OBJECTIVE: Exact reproduction is required for all entries.

Source code of charts:
● ● ●
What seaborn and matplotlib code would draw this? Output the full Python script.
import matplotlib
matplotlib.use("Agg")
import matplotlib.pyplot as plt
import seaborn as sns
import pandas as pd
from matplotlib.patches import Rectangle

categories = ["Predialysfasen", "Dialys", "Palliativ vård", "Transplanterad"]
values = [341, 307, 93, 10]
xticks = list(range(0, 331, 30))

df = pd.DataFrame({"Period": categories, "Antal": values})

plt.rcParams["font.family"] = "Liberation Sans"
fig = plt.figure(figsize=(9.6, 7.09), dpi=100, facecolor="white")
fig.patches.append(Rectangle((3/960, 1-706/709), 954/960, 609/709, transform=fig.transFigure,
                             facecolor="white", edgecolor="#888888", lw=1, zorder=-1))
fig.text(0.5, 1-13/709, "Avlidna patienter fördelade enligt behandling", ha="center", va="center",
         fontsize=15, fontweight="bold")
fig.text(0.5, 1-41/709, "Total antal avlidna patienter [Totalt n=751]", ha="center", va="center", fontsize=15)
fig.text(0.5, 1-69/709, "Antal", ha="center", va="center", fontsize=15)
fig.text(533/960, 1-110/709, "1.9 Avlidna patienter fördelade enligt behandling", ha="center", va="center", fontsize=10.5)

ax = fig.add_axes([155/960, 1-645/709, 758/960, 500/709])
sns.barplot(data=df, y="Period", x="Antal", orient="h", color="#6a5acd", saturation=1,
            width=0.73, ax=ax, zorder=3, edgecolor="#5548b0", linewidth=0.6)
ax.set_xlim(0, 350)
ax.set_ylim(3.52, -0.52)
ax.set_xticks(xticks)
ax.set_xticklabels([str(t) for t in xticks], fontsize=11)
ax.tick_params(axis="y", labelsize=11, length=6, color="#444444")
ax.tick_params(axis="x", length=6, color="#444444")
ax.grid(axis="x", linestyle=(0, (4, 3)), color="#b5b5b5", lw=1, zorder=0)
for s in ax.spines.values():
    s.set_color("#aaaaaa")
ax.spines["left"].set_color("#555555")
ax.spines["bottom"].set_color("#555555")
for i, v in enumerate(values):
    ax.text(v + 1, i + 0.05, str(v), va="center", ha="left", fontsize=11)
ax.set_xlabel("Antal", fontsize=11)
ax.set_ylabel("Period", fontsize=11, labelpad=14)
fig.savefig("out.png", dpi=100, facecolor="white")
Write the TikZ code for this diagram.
● ● ●
RESULT FOR THIS EXERCISE:
What seaborn and matplotlib code would draw this? Output the full Python script.
import matplotlib
matplotlib.use("Agg")
import matplotlib.pyplot as plt
import seaborn as sns
import pandas as pd
from matplotlib.patches import Rectangle

categories = ["Predialysfasen", "Dialys", "Palliativ vård", "Transplanterad"]
values = [341, 307, 93, 10]
xticks = list(range(0, 331, 30))

df = pd.DataFrame({"Period": categories, "Antal": values})

plt.rcParams["font.family"] = "Liberation Sans"
fig = plt.figure(figsize=(9.6, 7.09), dpi=100, facecolor="white")
fig.patches.append(Rectangle((3/960, 1-706/709), 954/960, 609/709, transform=fig.transFigure,
                             facecolor="white", edgecolor="#888888", lw=1, zorder=-1))
fig.text(0.5, 1-13/709, "Avlidna patienter fördelade enligt behandling", ha="center", va="center",
         fontsize=15, fontweight="bold")
fig.text(0.5, 1-41/709, "Total antal avlidna patienter [Totalt n=751]", ha="center", va="center", fontsize=15)
fig.text(0.5, 1-69/709, "Antal", ha="center", va="center", fontsize=15)
fig.text(533/960, 1-110/709, "1.9 Avlidna patienter fördelade enligt behandling", ha="center", va="center", fontsize=10.5)

ax = fig.add_axes([155/960, 1-645/709, 758/960, 500/709])
sns.barplot(data=df, y="Period", x="Antal", orient="h", color="#6a5acd", saturation=1,
            width=0.73, ax=ax, zorder=3, edgecolor="#5548b0", linewidth=0.6)
ax.set_xlim(0, 350)
ax.set_ylim(3.52, -0.52)
ax.set_xticks(xticks)
ax.set_xticklabels([str(t) for t in xticks], fontsize=11)
ax.tick_params(axis="y", labelsize=11, length=6, color="#444444")
ax.tick_params(axis="x", length=6, color="#444444")
ax.grid(axis="x", linestyle=(0, (4, 3)), color="#b5b5b5", lw=1, zorder=0)
for s in ax.spines.values():
    s.set_color("#aaaaaa")
ax.spines["left"].set_color("#555555")
ax.spines["bottom"].set_color("#555555")
for i, v in enumerate(values):
    ax.text(v + 1, i + 0.05, str(v), va="center", ha="left", fontsize=11)
ax.set_xlabel("Antal", fontsize=11)
ax.set_ylabel("Period", fontsize=11, labelpad=14)
fig.savefig("out.png", dpi=100, facecolor="white")
Write the TikZ code for this diagram.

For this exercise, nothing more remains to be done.